# Exercise prompt
Set down word for word the lines running from the line with "Generate a component" to the line with "Chart.register(...registerables);", ends included. Skip every picture.

# Provided data
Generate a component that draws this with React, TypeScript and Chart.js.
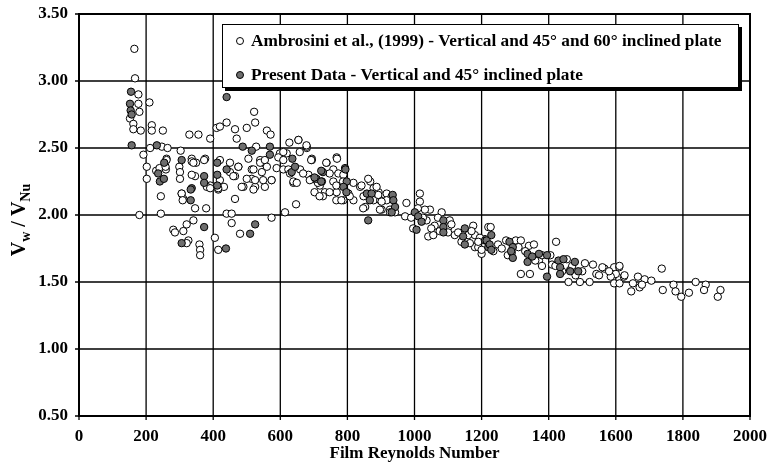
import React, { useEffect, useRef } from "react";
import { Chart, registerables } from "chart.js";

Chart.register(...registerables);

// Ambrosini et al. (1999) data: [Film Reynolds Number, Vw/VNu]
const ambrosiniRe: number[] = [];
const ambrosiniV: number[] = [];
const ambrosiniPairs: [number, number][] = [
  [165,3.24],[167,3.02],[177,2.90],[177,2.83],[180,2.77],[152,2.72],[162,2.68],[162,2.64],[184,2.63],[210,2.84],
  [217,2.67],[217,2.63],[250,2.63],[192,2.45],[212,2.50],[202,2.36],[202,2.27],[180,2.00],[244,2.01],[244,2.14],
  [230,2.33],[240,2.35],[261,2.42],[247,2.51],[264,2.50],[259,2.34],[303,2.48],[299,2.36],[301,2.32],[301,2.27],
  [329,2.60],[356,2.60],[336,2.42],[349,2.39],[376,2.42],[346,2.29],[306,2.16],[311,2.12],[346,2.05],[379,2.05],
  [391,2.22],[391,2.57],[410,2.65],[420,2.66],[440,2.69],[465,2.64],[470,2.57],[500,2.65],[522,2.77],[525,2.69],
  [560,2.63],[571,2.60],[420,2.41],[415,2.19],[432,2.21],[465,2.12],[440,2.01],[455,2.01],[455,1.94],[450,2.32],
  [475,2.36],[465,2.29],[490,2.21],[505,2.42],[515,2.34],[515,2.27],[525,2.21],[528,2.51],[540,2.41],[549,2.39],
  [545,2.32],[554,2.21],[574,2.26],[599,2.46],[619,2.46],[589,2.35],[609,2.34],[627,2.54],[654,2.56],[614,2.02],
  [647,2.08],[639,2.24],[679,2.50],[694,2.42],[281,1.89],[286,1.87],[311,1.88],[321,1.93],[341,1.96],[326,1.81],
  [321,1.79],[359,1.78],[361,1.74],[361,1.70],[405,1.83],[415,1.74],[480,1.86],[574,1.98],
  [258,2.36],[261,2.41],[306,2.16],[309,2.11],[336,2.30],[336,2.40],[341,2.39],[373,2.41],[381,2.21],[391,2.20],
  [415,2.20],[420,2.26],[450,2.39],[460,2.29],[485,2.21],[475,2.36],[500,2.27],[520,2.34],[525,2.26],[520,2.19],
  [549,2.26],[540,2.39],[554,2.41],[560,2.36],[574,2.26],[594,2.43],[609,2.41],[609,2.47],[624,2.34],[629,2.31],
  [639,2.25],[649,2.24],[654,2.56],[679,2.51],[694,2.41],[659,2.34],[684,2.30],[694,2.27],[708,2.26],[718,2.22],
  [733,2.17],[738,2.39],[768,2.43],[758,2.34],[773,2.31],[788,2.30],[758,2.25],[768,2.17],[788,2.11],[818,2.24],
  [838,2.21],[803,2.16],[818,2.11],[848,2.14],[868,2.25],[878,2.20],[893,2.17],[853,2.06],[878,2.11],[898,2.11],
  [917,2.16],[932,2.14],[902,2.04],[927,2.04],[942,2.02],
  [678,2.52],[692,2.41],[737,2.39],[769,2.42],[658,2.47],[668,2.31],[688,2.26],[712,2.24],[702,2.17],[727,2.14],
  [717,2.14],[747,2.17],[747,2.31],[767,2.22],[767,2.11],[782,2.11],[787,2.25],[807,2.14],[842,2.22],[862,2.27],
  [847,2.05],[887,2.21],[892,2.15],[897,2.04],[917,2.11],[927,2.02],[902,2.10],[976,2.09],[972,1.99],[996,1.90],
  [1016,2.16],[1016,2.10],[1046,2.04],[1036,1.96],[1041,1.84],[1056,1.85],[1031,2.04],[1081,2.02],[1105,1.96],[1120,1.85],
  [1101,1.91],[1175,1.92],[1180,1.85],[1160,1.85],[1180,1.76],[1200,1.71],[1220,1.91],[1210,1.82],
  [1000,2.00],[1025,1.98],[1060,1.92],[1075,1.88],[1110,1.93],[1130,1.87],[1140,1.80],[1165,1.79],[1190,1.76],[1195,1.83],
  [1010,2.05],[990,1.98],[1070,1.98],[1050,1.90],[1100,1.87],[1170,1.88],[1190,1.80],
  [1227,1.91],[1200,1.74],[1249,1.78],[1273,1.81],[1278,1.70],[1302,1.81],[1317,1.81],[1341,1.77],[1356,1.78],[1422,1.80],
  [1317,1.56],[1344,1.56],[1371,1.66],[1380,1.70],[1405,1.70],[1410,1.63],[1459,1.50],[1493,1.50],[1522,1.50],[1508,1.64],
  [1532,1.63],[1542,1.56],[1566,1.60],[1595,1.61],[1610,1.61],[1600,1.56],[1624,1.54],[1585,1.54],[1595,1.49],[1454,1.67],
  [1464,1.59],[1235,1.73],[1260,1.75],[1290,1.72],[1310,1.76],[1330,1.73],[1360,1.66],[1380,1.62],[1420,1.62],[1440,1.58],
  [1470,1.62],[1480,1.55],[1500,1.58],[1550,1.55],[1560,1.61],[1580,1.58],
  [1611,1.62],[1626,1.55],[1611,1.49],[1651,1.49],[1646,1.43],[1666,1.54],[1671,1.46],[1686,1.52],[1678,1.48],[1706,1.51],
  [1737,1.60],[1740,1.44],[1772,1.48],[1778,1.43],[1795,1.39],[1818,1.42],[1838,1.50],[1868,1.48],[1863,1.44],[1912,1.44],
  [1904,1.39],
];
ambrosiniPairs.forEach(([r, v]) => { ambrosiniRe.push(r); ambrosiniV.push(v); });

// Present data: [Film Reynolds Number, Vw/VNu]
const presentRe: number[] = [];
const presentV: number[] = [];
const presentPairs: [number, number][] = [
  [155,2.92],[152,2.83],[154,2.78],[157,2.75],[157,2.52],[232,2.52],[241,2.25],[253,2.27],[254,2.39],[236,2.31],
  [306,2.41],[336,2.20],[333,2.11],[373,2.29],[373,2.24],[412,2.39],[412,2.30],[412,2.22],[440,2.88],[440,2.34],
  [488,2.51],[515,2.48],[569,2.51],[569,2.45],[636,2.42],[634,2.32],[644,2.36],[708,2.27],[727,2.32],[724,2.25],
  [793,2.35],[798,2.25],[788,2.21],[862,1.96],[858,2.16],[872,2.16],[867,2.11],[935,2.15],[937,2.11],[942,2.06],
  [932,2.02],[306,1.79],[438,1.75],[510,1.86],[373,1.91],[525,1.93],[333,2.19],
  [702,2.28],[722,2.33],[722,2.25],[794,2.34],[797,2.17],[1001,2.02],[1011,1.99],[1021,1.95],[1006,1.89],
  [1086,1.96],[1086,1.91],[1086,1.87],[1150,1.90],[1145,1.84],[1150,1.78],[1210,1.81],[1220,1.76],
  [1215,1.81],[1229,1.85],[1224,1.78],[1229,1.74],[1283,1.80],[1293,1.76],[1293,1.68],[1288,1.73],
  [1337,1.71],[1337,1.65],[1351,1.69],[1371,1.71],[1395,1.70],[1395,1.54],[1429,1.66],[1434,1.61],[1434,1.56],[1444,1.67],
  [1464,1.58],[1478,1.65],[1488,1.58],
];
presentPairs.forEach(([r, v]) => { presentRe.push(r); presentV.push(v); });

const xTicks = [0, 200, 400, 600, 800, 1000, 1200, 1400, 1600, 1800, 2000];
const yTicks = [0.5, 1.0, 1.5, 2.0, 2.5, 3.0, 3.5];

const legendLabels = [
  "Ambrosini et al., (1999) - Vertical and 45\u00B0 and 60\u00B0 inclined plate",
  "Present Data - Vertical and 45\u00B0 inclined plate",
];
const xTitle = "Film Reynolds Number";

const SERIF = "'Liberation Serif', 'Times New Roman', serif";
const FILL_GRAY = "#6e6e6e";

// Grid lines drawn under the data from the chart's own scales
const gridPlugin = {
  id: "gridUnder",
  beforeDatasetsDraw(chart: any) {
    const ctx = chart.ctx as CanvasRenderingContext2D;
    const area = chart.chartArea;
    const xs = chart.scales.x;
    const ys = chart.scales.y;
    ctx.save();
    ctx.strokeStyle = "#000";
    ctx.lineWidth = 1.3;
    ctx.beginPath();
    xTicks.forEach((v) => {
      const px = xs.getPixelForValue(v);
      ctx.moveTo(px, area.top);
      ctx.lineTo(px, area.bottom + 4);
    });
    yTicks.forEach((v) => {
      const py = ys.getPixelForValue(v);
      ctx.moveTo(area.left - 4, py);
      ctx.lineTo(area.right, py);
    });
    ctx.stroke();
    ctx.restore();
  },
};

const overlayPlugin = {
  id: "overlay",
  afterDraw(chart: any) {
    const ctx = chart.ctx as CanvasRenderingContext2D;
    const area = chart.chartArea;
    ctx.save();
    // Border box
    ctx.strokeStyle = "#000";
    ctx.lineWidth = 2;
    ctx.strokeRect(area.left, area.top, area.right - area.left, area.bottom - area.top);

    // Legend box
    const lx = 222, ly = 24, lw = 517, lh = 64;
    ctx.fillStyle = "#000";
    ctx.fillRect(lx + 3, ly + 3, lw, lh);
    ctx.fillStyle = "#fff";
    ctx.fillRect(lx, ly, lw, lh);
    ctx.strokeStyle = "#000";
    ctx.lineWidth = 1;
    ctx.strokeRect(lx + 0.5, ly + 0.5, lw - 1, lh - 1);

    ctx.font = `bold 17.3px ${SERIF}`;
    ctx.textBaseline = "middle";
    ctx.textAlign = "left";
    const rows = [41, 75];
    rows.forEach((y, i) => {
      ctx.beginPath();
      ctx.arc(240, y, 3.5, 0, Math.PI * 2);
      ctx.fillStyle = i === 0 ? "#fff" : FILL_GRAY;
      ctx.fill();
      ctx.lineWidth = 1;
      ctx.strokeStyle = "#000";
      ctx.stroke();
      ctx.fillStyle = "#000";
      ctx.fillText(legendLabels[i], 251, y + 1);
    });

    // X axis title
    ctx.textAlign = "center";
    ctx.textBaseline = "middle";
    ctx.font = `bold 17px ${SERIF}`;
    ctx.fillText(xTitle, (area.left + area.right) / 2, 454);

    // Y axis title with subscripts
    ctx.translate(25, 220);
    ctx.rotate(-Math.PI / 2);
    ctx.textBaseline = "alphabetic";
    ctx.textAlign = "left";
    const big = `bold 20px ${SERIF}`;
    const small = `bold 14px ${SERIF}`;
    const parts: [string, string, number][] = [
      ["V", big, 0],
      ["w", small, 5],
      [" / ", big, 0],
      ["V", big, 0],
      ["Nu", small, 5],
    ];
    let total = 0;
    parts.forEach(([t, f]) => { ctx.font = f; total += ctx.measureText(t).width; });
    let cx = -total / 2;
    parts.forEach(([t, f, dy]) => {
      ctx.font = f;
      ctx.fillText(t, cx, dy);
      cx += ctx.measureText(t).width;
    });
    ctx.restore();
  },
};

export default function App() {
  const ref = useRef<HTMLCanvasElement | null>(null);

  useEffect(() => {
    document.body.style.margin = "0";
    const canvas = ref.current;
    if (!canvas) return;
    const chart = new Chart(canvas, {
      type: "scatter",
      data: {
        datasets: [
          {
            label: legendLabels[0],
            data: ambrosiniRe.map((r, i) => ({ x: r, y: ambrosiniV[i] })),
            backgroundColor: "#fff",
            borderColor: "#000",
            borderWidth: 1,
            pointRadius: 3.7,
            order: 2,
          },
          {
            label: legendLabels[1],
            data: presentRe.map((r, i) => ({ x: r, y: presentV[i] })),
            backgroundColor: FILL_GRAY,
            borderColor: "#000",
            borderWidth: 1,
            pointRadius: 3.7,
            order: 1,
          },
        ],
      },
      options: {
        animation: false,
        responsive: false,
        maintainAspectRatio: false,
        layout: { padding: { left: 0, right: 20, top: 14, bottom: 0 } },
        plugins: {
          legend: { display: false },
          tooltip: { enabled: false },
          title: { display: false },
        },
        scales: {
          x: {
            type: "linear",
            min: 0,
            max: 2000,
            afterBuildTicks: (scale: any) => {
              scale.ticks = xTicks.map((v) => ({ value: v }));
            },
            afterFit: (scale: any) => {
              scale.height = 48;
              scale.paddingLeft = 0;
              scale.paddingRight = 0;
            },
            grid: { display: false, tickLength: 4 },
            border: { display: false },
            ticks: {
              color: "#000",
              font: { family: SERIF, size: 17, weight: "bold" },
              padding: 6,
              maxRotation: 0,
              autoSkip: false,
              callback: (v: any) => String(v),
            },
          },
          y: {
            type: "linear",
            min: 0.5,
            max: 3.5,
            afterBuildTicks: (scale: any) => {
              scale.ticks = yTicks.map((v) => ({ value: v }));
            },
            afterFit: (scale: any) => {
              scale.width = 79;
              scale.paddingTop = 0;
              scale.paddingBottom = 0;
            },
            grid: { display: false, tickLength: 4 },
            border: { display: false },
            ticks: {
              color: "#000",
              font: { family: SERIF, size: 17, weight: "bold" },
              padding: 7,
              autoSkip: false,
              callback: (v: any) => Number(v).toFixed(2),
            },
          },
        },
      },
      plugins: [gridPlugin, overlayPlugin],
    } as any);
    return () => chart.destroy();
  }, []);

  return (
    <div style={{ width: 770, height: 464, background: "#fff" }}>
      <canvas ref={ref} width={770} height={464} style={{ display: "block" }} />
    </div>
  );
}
* * *
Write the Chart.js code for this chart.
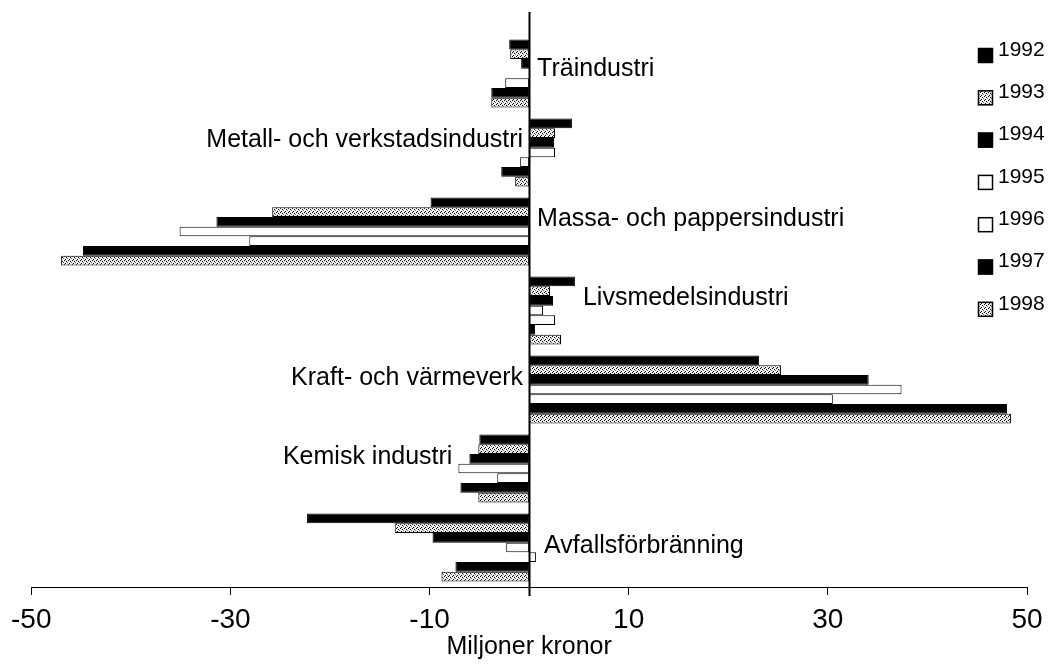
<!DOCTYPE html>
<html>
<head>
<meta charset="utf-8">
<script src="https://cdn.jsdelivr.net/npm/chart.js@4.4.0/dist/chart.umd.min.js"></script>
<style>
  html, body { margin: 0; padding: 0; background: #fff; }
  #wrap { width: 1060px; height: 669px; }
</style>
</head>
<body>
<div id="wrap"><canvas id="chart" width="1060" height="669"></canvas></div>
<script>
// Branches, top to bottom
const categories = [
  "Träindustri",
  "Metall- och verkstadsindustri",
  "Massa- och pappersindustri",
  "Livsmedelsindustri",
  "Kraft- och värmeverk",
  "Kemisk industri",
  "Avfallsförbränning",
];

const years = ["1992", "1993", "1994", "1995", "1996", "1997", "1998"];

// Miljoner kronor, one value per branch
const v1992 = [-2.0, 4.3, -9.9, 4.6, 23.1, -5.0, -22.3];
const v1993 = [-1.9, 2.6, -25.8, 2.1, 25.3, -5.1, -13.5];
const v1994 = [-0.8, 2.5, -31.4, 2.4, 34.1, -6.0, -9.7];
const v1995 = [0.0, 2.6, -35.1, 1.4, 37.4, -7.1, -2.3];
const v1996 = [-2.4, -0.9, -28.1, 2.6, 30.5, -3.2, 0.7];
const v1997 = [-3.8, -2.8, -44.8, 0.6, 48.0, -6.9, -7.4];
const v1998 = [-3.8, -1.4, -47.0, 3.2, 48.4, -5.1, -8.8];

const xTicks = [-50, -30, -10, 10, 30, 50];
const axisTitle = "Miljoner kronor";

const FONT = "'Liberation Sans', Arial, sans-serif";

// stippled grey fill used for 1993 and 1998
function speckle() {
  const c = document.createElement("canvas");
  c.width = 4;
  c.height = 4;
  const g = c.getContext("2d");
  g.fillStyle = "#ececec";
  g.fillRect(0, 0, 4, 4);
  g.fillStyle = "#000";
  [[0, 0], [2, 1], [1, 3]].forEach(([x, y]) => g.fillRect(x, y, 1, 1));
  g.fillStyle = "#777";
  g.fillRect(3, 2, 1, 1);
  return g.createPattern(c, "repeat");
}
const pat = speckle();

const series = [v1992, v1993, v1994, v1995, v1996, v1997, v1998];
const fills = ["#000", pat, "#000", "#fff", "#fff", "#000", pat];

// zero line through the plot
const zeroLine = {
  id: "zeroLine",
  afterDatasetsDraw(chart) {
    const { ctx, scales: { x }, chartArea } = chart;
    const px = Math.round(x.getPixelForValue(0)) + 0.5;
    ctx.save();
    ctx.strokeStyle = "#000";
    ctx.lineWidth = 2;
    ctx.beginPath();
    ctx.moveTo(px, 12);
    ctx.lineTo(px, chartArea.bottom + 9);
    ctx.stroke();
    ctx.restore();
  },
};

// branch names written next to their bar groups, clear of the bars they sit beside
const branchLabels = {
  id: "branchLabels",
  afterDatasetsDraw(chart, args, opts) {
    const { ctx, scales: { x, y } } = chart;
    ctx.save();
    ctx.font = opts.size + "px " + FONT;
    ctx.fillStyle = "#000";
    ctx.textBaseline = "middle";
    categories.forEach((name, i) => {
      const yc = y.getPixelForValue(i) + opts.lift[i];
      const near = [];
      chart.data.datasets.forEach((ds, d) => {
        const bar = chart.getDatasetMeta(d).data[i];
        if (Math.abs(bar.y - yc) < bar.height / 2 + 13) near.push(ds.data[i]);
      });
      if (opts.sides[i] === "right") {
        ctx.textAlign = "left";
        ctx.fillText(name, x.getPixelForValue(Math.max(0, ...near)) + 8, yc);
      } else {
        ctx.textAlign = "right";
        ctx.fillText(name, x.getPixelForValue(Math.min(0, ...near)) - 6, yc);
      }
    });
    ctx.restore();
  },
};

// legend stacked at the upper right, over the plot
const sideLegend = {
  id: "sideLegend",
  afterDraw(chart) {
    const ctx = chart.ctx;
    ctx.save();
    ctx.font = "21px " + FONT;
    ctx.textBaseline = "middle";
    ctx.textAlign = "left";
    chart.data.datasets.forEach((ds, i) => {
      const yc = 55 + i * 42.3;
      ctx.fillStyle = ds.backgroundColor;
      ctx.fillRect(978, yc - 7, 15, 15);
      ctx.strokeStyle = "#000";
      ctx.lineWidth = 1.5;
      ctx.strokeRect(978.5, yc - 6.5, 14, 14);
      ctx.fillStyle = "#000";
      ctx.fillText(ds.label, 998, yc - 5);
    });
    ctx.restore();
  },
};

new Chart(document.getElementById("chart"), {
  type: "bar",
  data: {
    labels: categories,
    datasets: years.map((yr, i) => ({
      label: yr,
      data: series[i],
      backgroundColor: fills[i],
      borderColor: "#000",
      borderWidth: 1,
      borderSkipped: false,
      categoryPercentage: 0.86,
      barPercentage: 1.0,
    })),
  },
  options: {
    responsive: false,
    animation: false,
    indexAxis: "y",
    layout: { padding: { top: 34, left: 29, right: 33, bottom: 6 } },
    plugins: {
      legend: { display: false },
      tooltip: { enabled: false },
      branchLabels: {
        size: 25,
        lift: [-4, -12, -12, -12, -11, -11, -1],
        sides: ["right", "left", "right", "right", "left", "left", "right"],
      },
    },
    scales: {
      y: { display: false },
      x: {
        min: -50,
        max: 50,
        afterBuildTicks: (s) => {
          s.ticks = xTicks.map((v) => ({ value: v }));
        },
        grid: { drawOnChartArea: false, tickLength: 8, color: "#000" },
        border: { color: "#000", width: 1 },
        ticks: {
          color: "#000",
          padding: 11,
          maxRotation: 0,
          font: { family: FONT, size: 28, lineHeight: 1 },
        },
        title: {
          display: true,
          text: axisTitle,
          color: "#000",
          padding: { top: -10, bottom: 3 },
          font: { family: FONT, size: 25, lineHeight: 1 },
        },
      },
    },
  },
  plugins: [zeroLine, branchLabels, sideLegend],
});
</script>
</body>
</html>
---
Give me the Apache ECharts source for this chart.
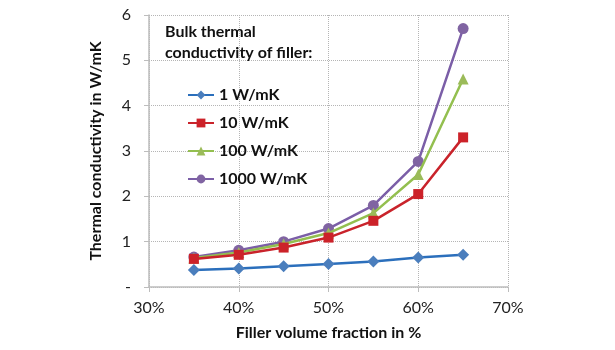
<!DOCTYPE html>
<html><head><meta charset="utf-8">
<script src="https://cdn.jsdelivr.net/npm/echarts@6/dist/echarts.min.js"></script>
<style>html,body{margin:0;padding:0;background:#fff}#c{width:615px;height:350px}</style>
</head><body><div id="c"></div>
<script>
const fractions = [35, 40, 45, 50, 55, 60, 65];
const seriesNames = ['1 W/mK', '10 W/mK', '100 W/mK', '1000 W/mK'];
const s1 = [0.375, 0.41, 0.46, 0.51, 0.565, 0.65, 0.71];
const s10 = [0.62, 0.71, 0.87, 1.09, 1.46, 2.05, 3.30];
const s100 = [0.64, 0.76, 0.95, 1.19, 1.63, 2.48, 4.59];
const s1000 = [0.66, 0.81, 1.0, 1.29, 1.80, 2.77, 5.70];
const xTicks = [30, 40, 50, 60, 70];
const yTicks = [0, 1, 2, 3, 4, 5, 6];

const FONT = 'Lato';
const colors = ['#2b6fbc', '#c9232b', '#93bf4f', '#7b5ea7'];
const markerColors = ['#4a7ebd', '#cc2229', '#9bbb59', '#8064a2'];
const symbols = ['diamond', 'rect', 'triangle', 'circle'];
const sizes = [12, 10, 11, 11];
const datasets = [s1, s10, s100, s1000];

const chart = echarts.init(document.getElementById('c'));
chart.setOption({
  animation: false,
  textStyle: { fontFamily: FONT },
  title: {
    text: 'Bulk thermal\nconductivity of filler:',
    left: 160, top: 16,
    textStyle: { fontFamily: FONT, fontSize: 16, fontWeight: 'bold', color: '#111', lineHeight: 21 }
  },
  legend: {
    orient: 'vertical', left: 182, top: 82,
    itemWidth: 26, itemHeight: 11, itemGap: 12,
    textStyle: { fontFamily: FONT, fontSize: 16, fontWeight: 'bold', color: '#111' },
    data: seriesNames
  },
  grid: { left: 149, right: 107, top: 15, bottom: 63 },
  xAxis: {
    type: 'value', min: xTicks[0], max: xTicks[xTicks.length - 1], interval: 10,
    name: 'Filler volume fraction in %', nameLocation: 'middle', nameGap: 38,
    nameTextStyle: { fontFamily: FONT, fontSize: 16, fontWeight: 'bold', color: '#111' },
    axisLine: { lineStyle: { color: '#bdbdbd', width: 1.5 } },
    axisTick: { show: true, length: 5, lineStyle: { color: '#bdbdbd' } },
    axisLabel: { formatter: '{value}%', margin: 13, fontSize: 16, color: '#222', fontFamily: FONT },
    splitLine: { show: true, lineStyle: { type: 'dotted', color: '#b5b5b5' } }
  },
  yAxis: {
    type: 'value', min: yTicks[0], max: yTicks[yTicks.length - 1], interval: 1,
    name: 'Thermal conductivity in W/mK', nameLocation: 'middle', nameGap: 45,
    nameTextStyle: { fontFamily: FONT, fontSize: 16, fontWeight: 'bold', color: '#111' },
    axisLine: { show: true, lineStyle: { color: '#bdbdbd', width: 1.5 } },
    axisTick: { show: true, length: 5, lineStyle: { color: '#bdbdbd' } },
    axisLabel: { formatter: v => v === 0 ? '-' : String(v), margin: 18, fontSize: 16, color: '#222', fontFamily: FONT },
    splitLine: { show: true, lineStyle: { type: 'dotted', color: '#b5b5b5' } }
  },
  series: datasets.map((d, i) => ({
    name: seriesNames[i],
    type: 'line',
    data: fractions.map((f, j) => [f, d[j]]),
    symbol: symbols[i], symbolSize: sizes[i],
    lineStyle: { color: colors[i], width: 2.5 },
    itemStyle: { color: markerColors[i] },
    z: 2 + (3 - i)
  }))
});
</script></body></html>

# Answer for the task
Generate a component that draws this with React, TypeScript and Chart.js.
import React, { useEffect, useRef } from "react";
import { Chart, registerables } from "chart.js";

Chart.register(...registerables);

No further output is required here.